WASHINGTON, April 18, 2018 /PRNewswire-USNewswire/ -- Since the Dec. 14 FCC decision to repeal the requirements that Internet service providers abide by net neutrality, the FCC continued to promote their decision as a means for promoting Internet innovation and have parried criticism that it will drive up costs for consumers saying that the Federal Trade Commission will be in a position to protect against unfair practices. However, a new PPC survey finds that overwhelming bipartisan opposition persists even when presented the FCC arguments as well as opposing arguments.
Eighty-six percent oppose the repeal of net neutrality, including 82% of Republicans and 90% of Democrats. This is up slightly from a survey conducted during the run-up to the December decision when 83% were opposed. Opposition among Republicans has increased from 75% to 82%, while Democrats have held steady.
Respondents were given a briefing and asked to evaluate arguments for and against the proposal before making a final recommendation. The survey was reviewed by experts in favor and against net neutrality, to ensure that the briefing was accurate and balanced, and that the strongest arguments were presented.
The survey of 997 registered voters was conducted by the Program for Public Consultation at the University of Maryland (PPC), and released today by the nonpartisan organization, Voice of the People.
Unlike the December survey, the current survey included an argument in defense of repeal put forward by the FCC as follows:
Concerns that advocates have about net neutrality are overblown and fail to recognize a key fact. That is, once the FCC repeals the recent rules for FCC regulation of the internet, it will revert to the Federal Trade Commission (FTC) to take responsibility for ensuring that ISPs do not engage in anti-competitive and unfair practices. The FTC will require that any changes in the service they provide will be fully disclosed. With these protections, we will be able to count on the competition of the market to ensure that ISPs provide the service that consumers want.
A modest majority of 52% found this argument convincing.

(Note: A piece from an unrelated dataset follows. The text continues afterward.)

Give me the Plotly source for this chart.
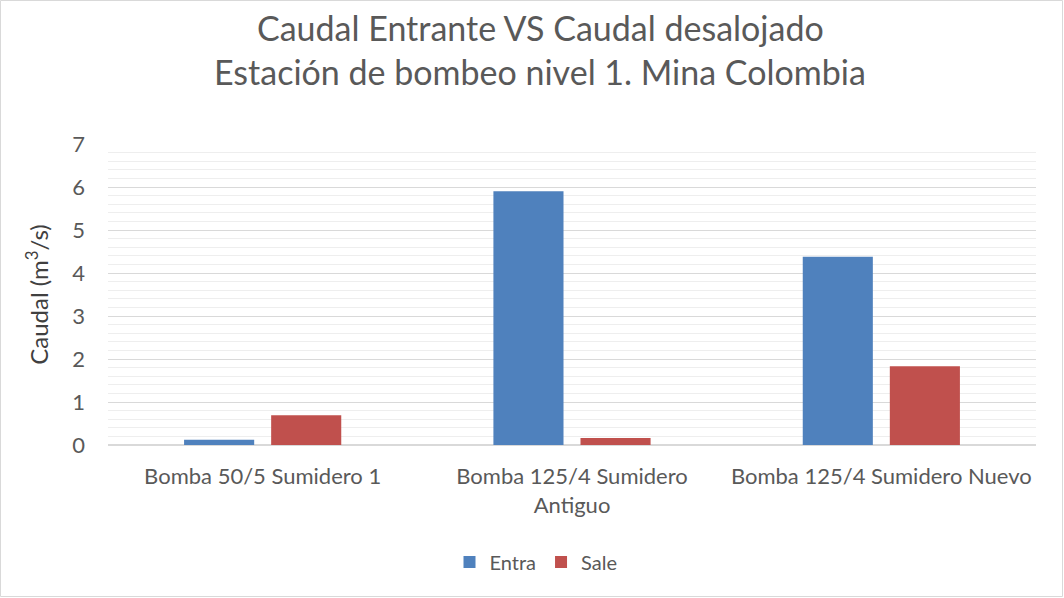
import plotly.graph_objects as go

# Pumping-station flow data (m3/s)
categorias = [
    "Bomba 50/5 Sumidero 1",
    "Bomba 125/4 Sumidero<br>Antiguo",
    "Bomba 125/4 Sumidero Nuevo",
]
entra = [0.12, 5.9, 4.38]
sale = [0.69, 0.16, 1.83]
y_ticks = [0, 1, 2, 3, 4, 5, 6, 7]

FONT = "Lato"
GRIS = "#595959"
AZUL = "#4f81bd"
ROJO = "#c0504d"

W, H = 1064, 598
ML, MR, MT, MB = 108, 28, 144, 153

fig = go.Figure()
fig.add_trace(go.Bar(x=categorias, y=entra, name="Entra", marker_color=AZUL,
                     marker_line_width=0))
fig.add_trace(go.Bar(x=categorias, y=sale, name="Sale", marker_color=ROJO,
                     marker_line_width=0))

pw, ph = W - ML - MR, H - MT - MB

fig.update_layout(
    width=W, height=H,
    margin=dict(l=ML, r=MR, t=MT, b=MB),
    paper_bgcolor="white", plot_bgcolor="white",
    barmode="group", bargap=0.437, bargroupgap=0.195,
    font=dict(family=FONT, color=GRIS, size=21),
    showlegend=True,
    legend=dict(orientation="h", x=(536 - ML) / pw, xanchor="center",
                y=-(562 - (H - MB)) / ph, yanchor="middle",
                font=dict(family=FONT, size=20, color=GRIS),
                itemwidth=30, traceorder="normal"),
)

fig.update_xaxes(
    showgrid=False, showline=False, ticks="", zeroline=False,
    tickfont=dict(family=FONT, size=22, color=GRIS),
    ticklabelstandoff=16,
)
fig.update_yaxes(
    range=[0, 7], tickvals=y_ticks, ticks="", zeroline=True,
    zerolinecolor="#d9d9d9", zerolinewidth=1.5,
    showgrid=True, gridcolor="#d9d9d9", gridwidth=1,
    minor=dict(dtick=0.2, showgrid=True, gridcolor="#eeeeee", gridwidth=1),
    tickfont=dict(family=FONT, size=22, color=GRIS),
    ticklabelstandoff=22,
    title=dict(text="Caudal (m<sup>3</sup>/s)",
               font=dict(family=FONT, size=24, color="#404040"),
               standoff=16),
)

# Two-line chart title
title_x = (540 - ML) / pw
fig.add_annotation(text="Caudal Entrante VS Caudal desalojado",
                   xref="paper", yref="paper", x=title_x, y=1 + (MT - 27) / ph,
                   showarrow=False, yanchor="middle",
                   font=dict(family=FONT, size=34, color=GRIS))
fig.add_annotation(text="Estación de bombeo nivel 1. Mina Colombia",
                   xref="paper", yref="paper", x=title_x, y=1 + (MT - 71) / ph,
                   showarrow=False, yanchor="middle",
                   font=dict(family=FONT, size=34, color=GRIS))

# Chart frame
fig.add_shape(type="rect", xref="paper", yref="paper",
              x0=(-ML + 0.5) / pw, x1=(W - ML - 1.5) / pw,
              y0=(-MB + 1.5) / ph, y1=(H - MB - 0.5) / ph,
              line=dict(color="#d9d9d9", width=1), fillcolor="rgba(0,0,0,0)",
              layer="below")

fig.write_html("out.html")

However, the counterargument was found convincing by 72%. It went:
Giving the FTC jurisdiction over ISPs would not prevent them from setting up fast and slow lanes on the internet by offering different download speeds at different prices or charging for access to certain websites. It would only require they disclose they are doing so. Further, the FTC cannot police the long-standing carriers like Verizon and AT&T. Last, we cannot count on market competition to ensure that customers get what they want--a full 58% of American households only have access to one high-speed broadband ISP and, thus, there is no competition. And even if there is another ISP, it is unlikely it would voluntarily forego the right to charge for access to certain websites.
To introduce them to the topic, respondents were told that Internet Service Providers (ISPs), like Verizon or Comcast, are currently "required to:
- provide customers access to all websites on the internet
- provide equal access to all websites without giving any websites faster or slower download speeds
and are not allowed to:
- charge websites to provide faster download speeds for those who visit their website
- charge customers, who use the internet, an extra fee to visit specific websites."
They were told that the proposal is to remove these regulations, though the ISPs would be required to disclose any variation in download speeds or blocking of any websites.
In addition to the arguments discussed above they were presented an argument in favor of the proposal that the restrictions are unnecessary, that they stifle innovation, that ISPs should be allowed to provide cutting-edge download speeds for companies that want them, that due to these restrictions the United States is lagging behind other developed countries in the development of the internet, and that disclosure requirements ensure that ISPs will not overreach. Forty-seven percent said they found the argument convincing, while 53% found it unconvincing.
The other argument against the proposal fared better. It asserted that ISPs, though they do not provide website content, would be able to charge consumers ever-higher fees for internet access, that the big companies with websites could pay for the faster download speeds while smaller competitors could be driven out of business, that ISPs who provide content could block access to competitors who also provide content, and that all this would undermine innovation. Seventy-seven percent found this argument convincing.
Finally, respondents were asked to give their final recommendation on the proposal to repeal the existing restrictions on ISPs. Overall, only 13% favored the idea, with 86% opposed.
The survey was conducted online from March 9-23, 2018 with a national probability-based sample of 997 registered voters, provided by Nielsen Scarborough from their sample of respondents, who were recruited by mail and telephone using a random sample of households. The margin of error was +/- 3.1%.